Productivité du travail et efficience productive des exploitations bovines françaises : l'agrandissement, un frein ou un accélérateur à la création de richesse ?
Résumé
Contexte : Les exploitants agricoles producteurs de lait et de viande bovine ont continuellement adaptés leurs structures et leurs pratiques. Malgré l’agrandissement de la taille de leurs exploitations et les soutiens publics, le revenu de ces exploitants demeure toujours parmi les plus faibles du secteur agricole français, et à un faible niveau.
Objectif : L’objectif de cette étude est d’analyser l’évolution sur le long terme (trois décennies) de la productivité physique du travail des éleveurs de bovins et de l’efficience productive des systèmes de production. Nous nous interrogeons sur les liens pouvant exister entre l’agrandissement des fermes et l’éventuelle meilleure utilisation des consommations intermédiaires et du capital pour la création de valeur ajoutée.
Données et méthode : Notre analyse sur longue période (1988-2021 en échantillon glissant) porte sur les exploitations laitières spécialisées du Rica Otex 4500 (BL) et les exploitations bovins viande de l’Otex 4600 (BV). Les indices de prix (IPPAP et IPAMPA) sont utilisés pour séparer l'évolution observée des valeurs économiques de chaque poste de produits et de charges entre chaque année en variation de volume et variation de prix. Nous pouvons ainsi calculer l'évolution de la productivité physique du travail et de l'efficience productive définie comme le rapport entre les volumes des biens produits et les volumes des consommations intermédiaires et de capital utilisés. Nous analysons également les évolutions de valeur ajoutée nette, ainsi que la rentabilité du capital des exploitations.

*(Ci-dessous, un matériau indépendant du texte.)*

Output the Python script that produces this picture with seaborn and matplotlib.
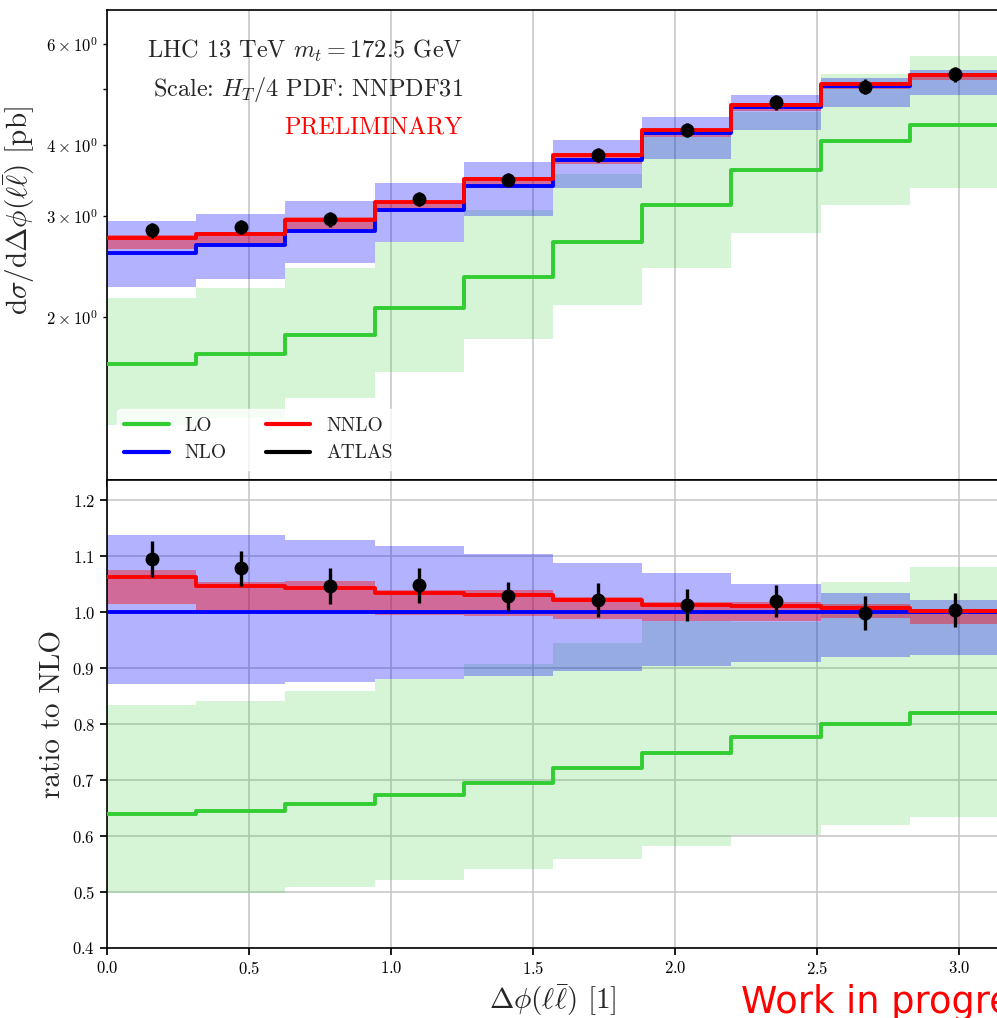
import numpy as np
import pandas as pd
import matplotlib
matplotlib.use("Agg")
import matplotlib.pyplot as plt
from matplotlib.lines import Line2D
import seaborn as sns

# bin edges in delta phi (pi/10 wide bins)
edges = [0.0, 0.3142, 0.6283, 0.9425, 1.2566, 1.5708, 1.8850, 2.1991, 2.5133, 2.8274, 3.1416]
centers = [0.157, 0.471, 0.785, 1.100, 1.414, 1.728, 2.042, 2.356, 2.670, 2.985]

# predictions [pb]
lo = [1.654, 1.718, 1.859, 2.068, 2.350, 2.708, 3.138, 3.611, 4.054, 4.341]
lo_up = [2.160, 2.244, 2.431, 2.701, 3.070, 3.549, 4.122, 4.569, 5.332, 5.724]
lo_dn = [1.292, 1.330, 1.440, 1.602, 1.829, 2.100, 2.438, 2.801, 3.140, 3.361]
nlo = [2.590, 2.665, 2.830, 3.069, 3.381, 3.756, 4.189, 4.653, 5.064, 5.300]
nlo_up = [2.947, 3.030, 3.192, 3.434, 3.729, 4.083, 4.482, 4.890, 5.236, 5.417]
nlo_dn = [2.256, 2.324, 2.479, 2.701, 2.996, 3.362, 3.783, 4.239, 4.659, 4.892]
nnlo = [2.751, 2.788, 2.952, 3.173, 3.486, 3.839, 4.239, 4.704, 5.105, 5.311]
nnlo_up = [2.784, 2.809, 2.988, 3.192, 3.516, 3.857, 4.264, 4.737, 5.140, 5.332]
nnlo_dn = [2.629, 2.673, 2.827, 3.054, 3.357, 3.707, 4.122, 4.579, 5.013, 5.189]

# ATLAS data
atlas = [2.836, 2.873, 2.962, 3.216, 3.476, 3.839, 4.243, 4.746, 5.054, 5.321]
atlas_err = [0.085, 0.085, 0.091, 0.095, 0.088, 0.113, 0.121, 0.135, 0.152, 0.164]

x_ticks = [0.0, 0.5, 1.0, 1.5, 2.0, 2.5, 3.0]
ratio_ticks = [0.4, 0.5, 0.6, 0.7, 0.8, 0.9, 1.0, 1.1, 1.2]

colors = {"LO": "#32cd32", "NLO": "#0000ff", "NNLO": "#ff0000"}

sns.set_theme(style="ticks")
plt.rcParams.update({
    "font.family": "serif",
    "font.serif": ["cmr10"],
    "mathtext.fontset": "cm",
    "axes.formatter.use_mathtext": True,
    "axes.unicode_minus": False,
    "axes.edgecolor": "black",
    "axes.linewidth": 1.2,
    "xtick.color": "black",
    "ytick.color": "black",
    "xtick.labelsize": 12,
    "ytick.labelsize": 12,
    "xtick.major.size": 5,
    "ytick.major.size": 5,
    "ytick.minor.size": 3,
})

nlo_arr = np.array(nlo)


def steps(v):
    return list(v) + [v[-1]]


def long_df(scale):
    rows = []
    for name, vals in [("LO", lo), ("NLO", nlo), ("NNLO", nnlo)]:
        v = np.array(vals) / scale
        for x, y in zip(edges, steps(v)):
            rows.append({"x": x, "y": y, "order": name})
    return pd.DataFrame(rows)


def draw(ax, scale):
    bands = [(lo_dn, lo_up, colors["LO"], 0.2),
             (nlo_dn, nlo_up, colors["NLO"], 0.3),
             (nnlo_dn, nnlo_up, colors["NNLO"], 0.4)]
    for dn, up, c, a in bands:
        ax.stairs(np.array(up) / scale, edges, baseline=np.array(dn) / scale,
                  fill=True, color=c, alpha=a, lw=0, zorder=1)
    sns.lineplot(data=long_df(scale), x="x", y="y", hue="order",
                 hue_order=["LO", "NLO", "NNLO"], palette=colors,
                 drawstyle="steps-post", estimator=None, sort=False,
                 lw=2.8, legend=False, ax=ax, zorder=3)
    ax.errorbar(centers, np.array(atlas) / scale, yerr=np.array(atlas_err) / scale,
                fmt="o", color="black", ms=9, elinewidth=2.4, capsize=0, zorder=5)


fig = plt.figure(figsize=(9.97, 10.18), dpi=100)
ax1 = fig.add_axes([0.1073, 0.5285, 0.8947, 0.4617])
ax2 = fig.add_axes([0.1073, 0.0688, 0.8947, 0.4597], sharex=ax1)

# top panel: absolute cross section
draw(ax1, 1.0)
ax1.set_yscale("log")
ax1.set_ylim(1.035, 6.89)
ax1.set_xlim(0, 3.1416)
ax1.grid(True, axis="x", color="#c8c8c8", lw=1.2)
ax1.tick_params(labelbottom=False)
ax1.set_xlabel("")
ax1.set_ylabel(r"d$\sigma$/d$\Delta\phi(\ell\bar{\ell})$ [pb]", fontsize=21)
ax1.yaxis.set_label_coords(-0.078, 0.574)

ax1.text(0.399, 0.913, r"LHC 13 TeV $m_t = 172.5$ GeV", transform=ax1.transAxes,
         ha="right", va="center", fontsize=17.5)
ax1.text(0.399, 0.830, r"Scale: $H_T/4$ PDF: NNPDF31", transform=ax1.transAxes,
         ha="right", va="center", fontsize=17.5)
ax1.text(0.399, 0.747, "PRELIMINARY", transform=ax1.transAxes, color="red",
         ha="right", va="center", fontsize=17.5)

handles = [Line2D([], [], color=colors["LO"], lw=3),
           Line2D([], [], color=colors["NLO"], lw=3),
           Line2D([], [], color=colors["NNLO"], lw=3),
           Line2D([], [], color="black", lw=3)]
ax1.legend(handles, ["LO", "NLO", "NNLO", "ATLAS"], ncol=2, loc="lower left",
           fontsize=14, frameon=True, framealpha=0.8, edgecolor="white",
           handlelength=2.3, columnspacing=2.0, handletextpad=0.8)

# bottom panel: ratio to NLO
draw(ax2, nlo_arr)
ax2.set_ylim(0.4, 1.236)
ax2.set_yticks(ratio_ticks)
ax2.set_xticks(x_ticks)
ax2.grid(True, color="#c8c8c8", lw=1.2)
ax2.set_ylabel("ratio to NLO", fontsize=21)
ax2.set_xlabel(r"$\Delta\phi(\ell\bar{\ell})$ [1]", fontsize=21)

fig.text(741 / 997, 5 / 1018, "Work in progress", color="red", fontsize=26.5,
         family="DejaVu Sans", va="baseline")

fig.savefig("out.png", dpi=100)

Résultats : La surface agricole utilisée des exploitations BV a continuellement augmenté (+100% sur la période) alors que la main-d’œuvre totale a baissé de 6%. L’efficience productive des exploitations BV perd 13 points (indice 100 en 1988) entre 1988 et 2021. Les volumes de consommations intermédiaires et d'équipements utilisés par les éleveurs de BV ont augmenté plus rapidement que les volumes de produits agricoles produits, la valeur ajoutée nette (la richesse produite annuellement par ces exploitations) est négative depuis 2003 (-10 à -180 € constants/ha). Du fait de l’agrandissement des exploitations, l’actif hors foncier par exploitant BV a augmenté de 29% (303 k€/UTAns en 2021), la rentabilité de ce capital (rapport EBE/actif hors foncier) a baissé de 13%. La surface agricole moyenne des exploitations BL a augmenté de +150% avec une main-d’œuvre totale qui n’augmente que de 24%. La productivité physique du travail croit annuellement de près de 2,5%. Contrairement aux exploitations BV l’efficience productive des systèmes de production stagne, mais la richesse crée par ha par ces exploitations s’érode et perd 55% tout en restant positive. Le capital détenu par exploitant a fortement augmenté, +53% (175 k€/UTAns en 2021) et sa rentabilité perd 14% sur la période.
Conclusion, implications : L’agrandissement continue des exploitations bovines françaises et la constante augmentation de la productivité physique du travail s’est réalisée au cours des trois dernières décennies par une substitution travail-consommations intermédiaires et équipements. Malgré 30 ans de progrès technique, génétique, de connaissances et formation, les volumes d’intrants utilisés ont augmentés aussi vite que les volumes produits (BL), voire plus rapidement (BV), d’où une stagnation et au pire une chute de l’efficience productive des systèmes de production. Les exploitations BV ne créent plus de richesse ; les éleveurs de BV simplifient leurs pratiques (achat d’aliments), les investissements réalisés ne se traduisent pas en gain de productivité animal, il n’y a pas d’économie d’échelle pour ces exploitations BV. L’augmentation de la taille des exploitations BL a permis (ou obligé ?) les éleveurs à investir dans de nouvelles pratiques et technologies qui se sont traduites en partie par un gain de productivité animale (économies de taille) qui a permis de maintenir l’efficience productive du système, mais le coût des achats et des investissements entraine une chute de la valeur ajoutée nette produite. Ces exploitations ont fortement capitalisé sur la période étudiée, alors que leur espérance de revenu à court terme n’a pas augmenté et que la création de richesse du secteur d’effondre, notamment en BV. Ceci n’est pas encourageant pour l’installation de nouveaux entrants dans l’activité et pour l’arrêt souhaité par la profession de la décapitalisation bovine observée depuis 2017. Ce constat devrait conduire à une réévaluation critique du modèle d’entreprise du secteur pour son avenir.